THE EXERCISE:
Please print exactly the lines below, from the start of the material up to and including the line with "6,2% / 350 hm</text>", but none of the pictures.

DATA SHOWN:
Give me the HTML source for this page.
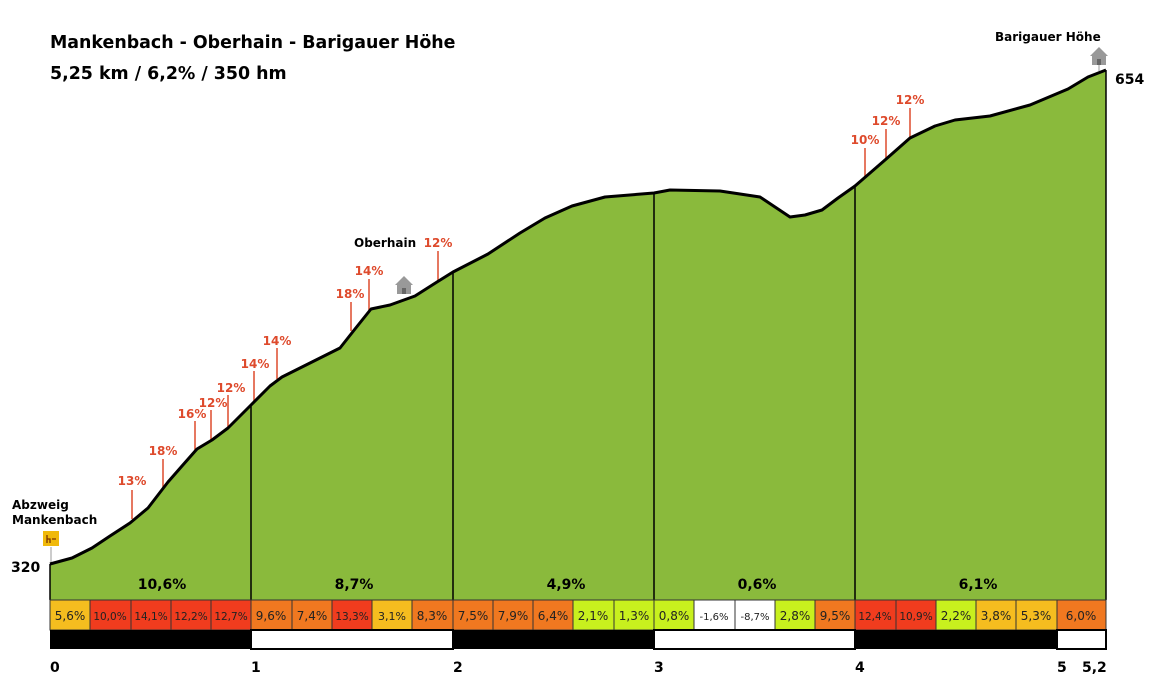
<!DOCTYPE html>
<html><head><meta charset="utf-8"><style>
html,body{margin:0;padding:0;background:#fff;}
svg{display:block;font-family:"DejaVu Sans","Liberation Sans",sans-serif;}
.r{fill:#de4a2c;font-weight:bold;font-size:12px;text-anchor:middle;}
.b{fill:#000;font-weight:bold;}
</style></head><body>
<svg width="1157" height="691" viewBox="0 0 1157 691" xmlns="http://www.w3.org/2000/svg">
<rect width="1157" height="691" fill="#fff"/>
<text x="50" y="48" class="b" font-size="17.4">Mankenbach - Oberhain - Barigauer Höhe</text>
<text x="50" y="79" class="b" font-size="17.4">5,25 km / 6,2% / 350 hm</text>

<g stroke="#de4a2c" stroke-width="1.5">
<line x1="132" y1="490" x2="132" y2="519"/>
<line x1="163" y1="459" x2="163" y2="487"/>
<line x1="195" y1="421" x2="195" y2="452"/>
<line x1="211" y1="410" x2="211" y2="440"/>
<line x1="228" y1="395" x2="228" y2="428"/>
<line x1="254" y1="371" x2="254" y2="402"/>
<line x1="277" y1="348" x2="277" y2="379"/>
<line x1="351" y1="302" x2="351" y2="331"/>
<line x1="369" y1="279" x2="369" y2="310"/>
<line x1="438" y1="251" x2="438" y2="282"/>
<line x1="865" y1="148" x2="865" y2="177"/>
<line x1="886" y1="129" x2="886" y2="158"/>
<line x1="910" y1="108" x2="910" y2="138"/>
</g>
<line x1="51" y1="547" x2="51" y2="565" stroke="#bbb" stroke-width="1.5"/>
<line x1="1099" y1="65" x2="1099" y2="71" stroke="#bbb" stroke-width="1.5"/>

<path d="M50,564 L72,558 L92,548 L110,536 L130,523 L148,508 L168,482 L182,466 L197,449 L212,440 L228,428 L251,405 L270,386 L282,377 L300,368 L320,358 L340,348 L355,329 L371,309 L390,305 L415,296 L437,282 L453,272 L488,254 L520,233 L545,218 L572,206 L605,197 L654,193 L670,190 L720,191 L760,197 L790,217 L805,215 L822,210 L838,198 L855,186 L885,160 L910,138 L935,126 L955,120 L990,116 L1030,105 L1068,89 L1088,77 L1106,70 L1106,600 L50,600 Z" fill="#8aba3c"/>
<path d="M50,564 L72,558 L92,548 L110,536 L130,523 L148,508 L168,482 L182,466 L197,449 L212,440 L228,428 L251,405 L270,386 L282,377 L300,368 L320,358 L340,348 L355,329 L371,309 L390,305 L415,296 L437,282 L453,272 L488,254 L520,233 L545,218 L572,206 L605,197 L654,193 L670,190 L720,191 L760,197 L790,217 L805,215 L822,210 L838,198 L855,186 L885,160 L910,138 L935,126 L955,120 L990,116 L1030,105 L1068,89 L1088,77 L1106,70" fill="none" stroke="#000" stroke-width="3" stroke-linejoin="round"/>
<g stroke="#000" stroke-width="1.5">
<line x1="50" y1="564" x2="50" y2="600"/>
<line x1="251" y1="405" x2="251" y2="600"/>
<line x1="453" y1="272" x2="453" y2="600"/>
<line x1="654" y1="193" x2="654" y2="600"/>
<line x1="855" y1="186" x2="855" y2="600"/>
<line x1="1106" y1="70" x2="1106" y2="600"/>
</g>

<g class="r">
<text x="132" y="485">13%</text><text x="163" y="455">18%</text><text x="192" y="418">16%</text>
<text x="213" y="407">12%</text><text x="231" y="392">12%</text><text x="255" y="368">14%</text>
<text x="277" y="345">14%</text><text x="350" y="298">18%</text><text x="369" y="275">14%</text>
<text x="438" y="247">12%</text><text x="865" y="144">10%</text><text x="886" y="125">12%</text>
<text x="910" y="104">12%</text>
</g>
<text x="354" y="247" class="b" font-size="12">Oberhain</text>
<text x="12" y="509" class="b" font-size="12">Abzweig</text>
<text x="12" y="524" class="b" font-size="12">Mankenbach</text>
<text x="995" y="41" class="b" font-size="12">Barigauer Höhe</text>
<text x="11" y="572" class="b" font-size="14">320</text>
<text x="1115" y="84" class="b" font-size="14">654</text>

<rect x="43" y="531" width="16" height="15" fill="#f0b90b"/>
<path d="M47,535 v8 M47,539 h3 v4 M52,539 h4" stroke="#7a3300" stroke-width="1.3" fill="none"/>
<g fill="#999">
<path d="M395,285 l9,-9 l9,9 z"/><rect x="397" y="284" width="14" height="10"/>
<path d="M1090,56 l9,-9 l9,9 z"/><rect x="1092" y="55" width="14" height="10"/>
</g>
<rect x="402" y="288" width="4" height="6" fill="#666"/>
<rect x="1097" y="59" width="4" height="6" fill="#666"/>

<g class="b" font-size="14" text-anchor="middle">
<text x="162" y="589">10,6%</text><text x="354" y="589">8,7%</text><text x="566" y="589">4,9%</text>
<text x="757" y="589">0,6%</text><text x="978" y="589">6,1%</text>
</g>

<g stroke="#333" stroke-width="1" font-size="12" text-anchor="middle">
<rect x="50" y="600" width="40" height="30" fill="#f5bd1f"/>
<rect x="90" y="600" width="41" height="30" fill="#f03c1e"/>
<rect x="131" y="600" width="40" height="30" fill="#f03c1e"/>
<rect x="171" y="600" width="40" height="30" fill="#f03c1e"/>
<rect x="211" y="600" width="40" height="30" fill="#f03c1e"/>
<rect x="251" y="600" width="41" height="30" fill="#f07820"/>
<rect x="292" y="600" width="40" height="30" fill="#f07820"/>
<rect x="332" y="600" width="40" height="30" fill="#f03c1e"/>
<rect x="372" y="600" width="40" height="30" fill="#f5bd1f"/>
<rect x="412" y="600" width="41" height="30" fill="#f07820"/>
<rect x="453" y="600" width="40" height="30" fill="#f07820"/>
<rect x="493" y="600" width="40" height="30" fill="#f07820"/>
<rect x="533" y="600" width="40" height="30" fill="#f07820"/>
<rect x="573" y="600" width="41" height="30" fill="#c8f01e"/>
<rect x="614" y="600" width="40" height="30" fill="#c8f01e"/>
<rect x="654" y="600" width="40" height="30" fill="#c8f01e"/>
<rect x="694" y="600" width="41" height="30" fill="#fff"/>
<rect x="735" y="600" width="40" height="30" fill="#fff"/>
<rect x="775" y="600" width="40" height="30" fill="#c8f01e"/>
<rect x="815" y="600" width="40" height="30" fill="#f07820"/>
<rect x="855" y="600" width="41" height="30" fill="#f03c1e"/>
<rect x="896" y="600" width="40" height="30" fill="#f03c1e"/>
<rect x="936" y="600" width="40" height="30" fill="#c8f01e"/>
<rect x="976" y="600" width="40" height="30" fill="#f5bd1f"/>
<rect x="1016" y="600" width="41" height="30" fill="#f5bd1f"/>
<rect x="1057" y="600" width="49" height="30" fill="#f07820"/>
</g>
<g font-size="12" text-anchor="middle" fill="#222">
<text x="70" y="620">5,6%</text><text x="110" y="620" font-size="10.5">10,0%</text>
<text x="151" y="620" font-size="10.5">14,1%</text><text x="191" y="620" font-size="10.5">12,2%</text>
<text x="231" y="620" font-size="10.5">12,7%</text><text x="271" y="620">9,6%</text>
<text x="312" y="620">7,4%</text><text x="352" y="620" font-size="10.5">13,3%</text>
<text x="392" y="620" font-size="11">3,1%</text><text x="432" y="620">8,3%</text>
<text x="473" y="620">7,5%</text><text x="513" y="620">7,9%</text><text x="553" y="620">6,4%</text>
<text x="593" y="620">2,1%</text><text x="634" y="620">1,3%</text><text x="674" y="620">0,8%</text>
<text x="714" y="620" font-size="10">-1,6%</text><text x="755" y="620" font-size="10">-8,7%</text>
<text x="795" y="620">2,8%</text><text x="835" y="620">9,5%</text>
<text x="875" y="620" font-size="10.5">12,4%</text><text x="916" y="620" font-size="10.5">10,9%</text>
<text x="956" y="620">2,2%</text><text x="996" y="620">3,8%</text><text x="1036" y="620">5,3%</text>
<text x="1081" y="620">6,0%</text>
</g>

<rect x="50" y="630" width="201" height="19" fill="#000"/>
<rect x="251" y="630" width="202" height="19" fill="#fff" stroke="#000" stroke-width="2"/>
<rect x="453" y="630" width="201" height="19" fill="#000"/>
<rect x="654" y="630" width="201" height="19" fill="#fff" stroke="#000" stroke-width="2"/>
<rect x="855" y="630" width="202" height="19" fill="#000"/>
<rect x="1057" y="630" width="49" height="19" fill="#fff" stroke="#000" stroke-width="2"/>

<g class="b" font-size="14">
<text x="50" y="672">0</text><text x="251" y="672">1</text><text x="453" y="672">2</text>
<text x="654" y="672">3</text><text x="855" y="672">4</text><text x="1057" y="672">5</text>
<text x="1082" y="672">5,2</text>
</g>
</svg>
</body></html>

ANSWER FOR THE TASK:
Give me the HTML source for this page.
<!DOCTYPE html>
<html><head><meta charset="utf-8"><style>
html,body{margin:0;padding:0;background:#fff;}
svg{display:block;font-family:"DejaVu Sans","Liberation Sans",sans-serif;}
.r{fill:#de4a2c;font-weight:bold;font-size:12px;text-anchor:middle;}
.b{fill:#000;font-weight:bold;}
</style></head><body>
<svg width="1157" height="691" viewBox="0 0 1157 691" xmlns="http://www.w3.org/2000/svg">
<rect width="1157" height="691" fill="#fff"/>
<text x="50" y="48" class="b" font-size="17.4">Mankenbach - Oberhain - Barigauer Höhe</text>
<text x="50" y="79" class="b" font-size="17.4">5,25 km / 6,2% / 350 hm</text>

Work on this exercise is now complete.